Synergy between chemical reactivity, defect chemistry and unconventional sintering processes towards low temperature densification
ELISSALDE C. 1, CHUNG U. 1, DENIS Y. 1, MARTIN E. 1, VILATTE L. 1, DE LANDTSHEER J. 2, HERISSON DE BEAUVOIR T. 2, ESTOURNES C. 2, BORDERE S. 3, SUCHOMEL M. 1, MAGLIONE M. 1, PHILIPPOT G. 1, GOGLIO G. 1
1 University of Bordeaux, CNRS, Bordeaux INP, ICMCB, Pessac, France; 2 CIRIMAT, CNRS-INP-UPS, University of Toulouse 3, Toulouse, France; 3 CNRS, University of Bordeaux, Arts et Métiers Institute of Technology, Bordeaux INP, INRAE, I2M , Talence, France
The constant improvement in performance and reliability of ceramics requires an optimization of each elaboration stage to meet multi-criteria specifications. A fundamental understanding of structure-(nano)microstructure-properties relationships is essential, especially for nanostructured ceramics in which the parameters of particle size, surface free energies and surface stresses impact phase stability, densification and ultimately the physical properties. Customized microstructures and properties achieved through the tuning of chemical reactivity (including surface chemistry) of the starting powder and defect chemistry are both actively explored pathways.

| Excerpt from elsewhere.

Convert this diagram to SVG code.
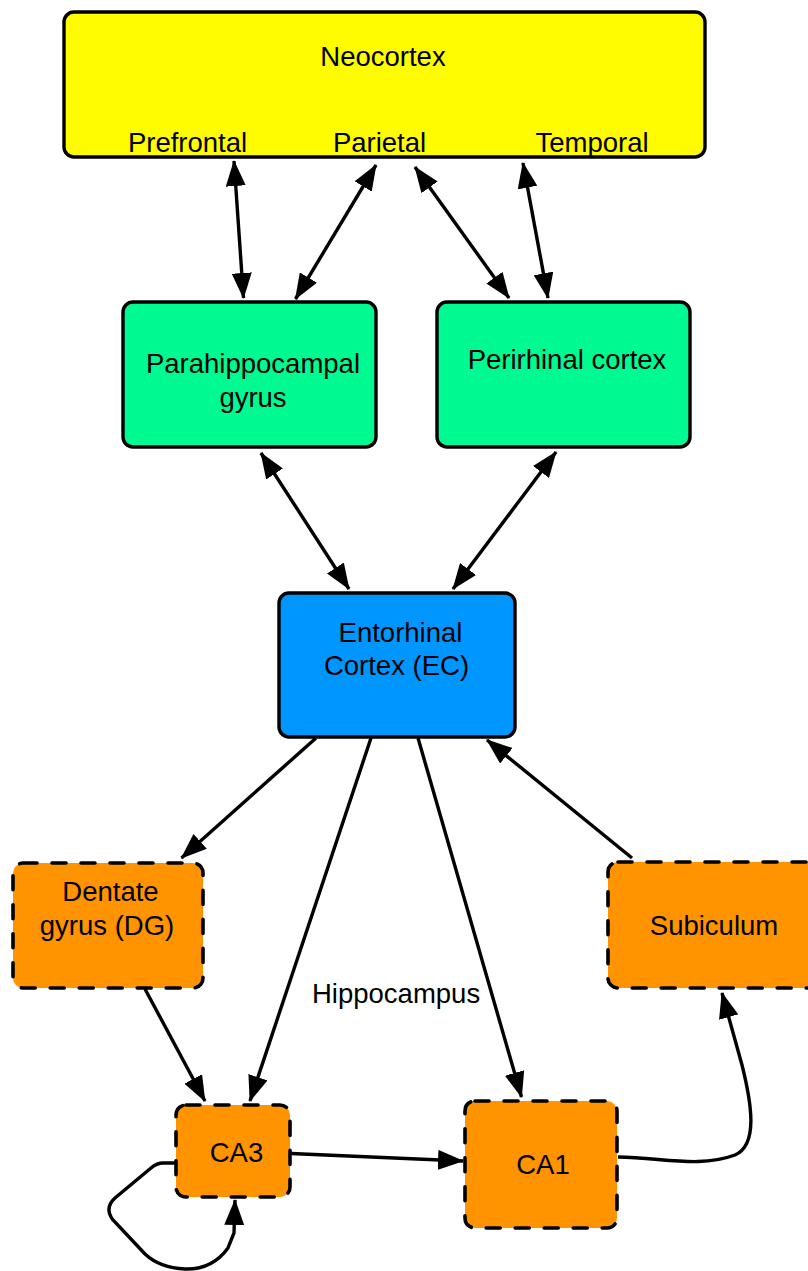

In this context, how can unconventional sintering processes, like Spark Plasma Sintering (SPS), Cold Sintering Process (CSP) and Hydro/Solvothermal sintering (HS), be synergistically combined with chemistry-based strategies to control the densification of advanced ceramics at low temperature?
To respond to this question, three case studies will be described. The first is focused on BaTiO3 for which the breakthroughs recently obtained in terms of properties control (size dependent) and reduced sintering temperature (< 300°C), provide a highly compelling illustration. A second relevant model case is ZnO, where the contribution of chemistry and point defects play an undeniable role in densification and electronic properties, but no structural sensitivity to particle size is observed. It is therefore clear that chemistry driven mechanisms are enhanced in ZnO using SPS, CSP and HS. Third, based on our recent results, the densification of zirconia will then be described in more detail. Zirconia, whose polymorphism and grain size control leads to specific properties, is indeed a prime material for exploring the potential of SPS, CSP and HS. Considering that CSP and HS are based on dissolution precipitation mechanisms induced by pressure solution creep as driving forces for densification, the low solubility of zirconia is an issue that needs to be tackled by alternative strategies. Our first approach was to explore the starting particles reactivity, using either hydroxides as precursors or yttria stabilized zirconia (YSZ) nanoparticles synthesized in supercritical fluid media. Using zirconium hydroxide, the stabilization of amorphous, monoclinic or tetragonal zirconia depends on mechano-chemical equilibrium, within a narrow temperature window driven by a complex dehydration/crystallization/densification sequence. Both the process and the associated experimental conditions play a key role in the stabilization of different zirconia forms at temperatures below 400°C. Next, the elaboration in supercritical fluid media of YSZ particles (< 10nm), whose structure is tuned by the yttrium content, will be described and their behavior during sintering discussed. Our second approach, was to explore a chemical pathway leading to increased point defects density. Diverse SPS sintering conditions (atmosphere, pressure, thermal ramps, …) are shown to impact the densification of YSZ below 950°C.
Through these illustrations, the complementarity between the three unconventional sintering processes, appears as an additional lever to better understand the mechanisms and to optimize densification at low temperature. Chemistry and sintering have always been intimately linked; for the advanced processes discussed in this work, they become indissociable even at very low temperatures. This invisible meeting zone has allowed many breakthroughs, but it also raises issues and future challenges which will be discussed in this presentation.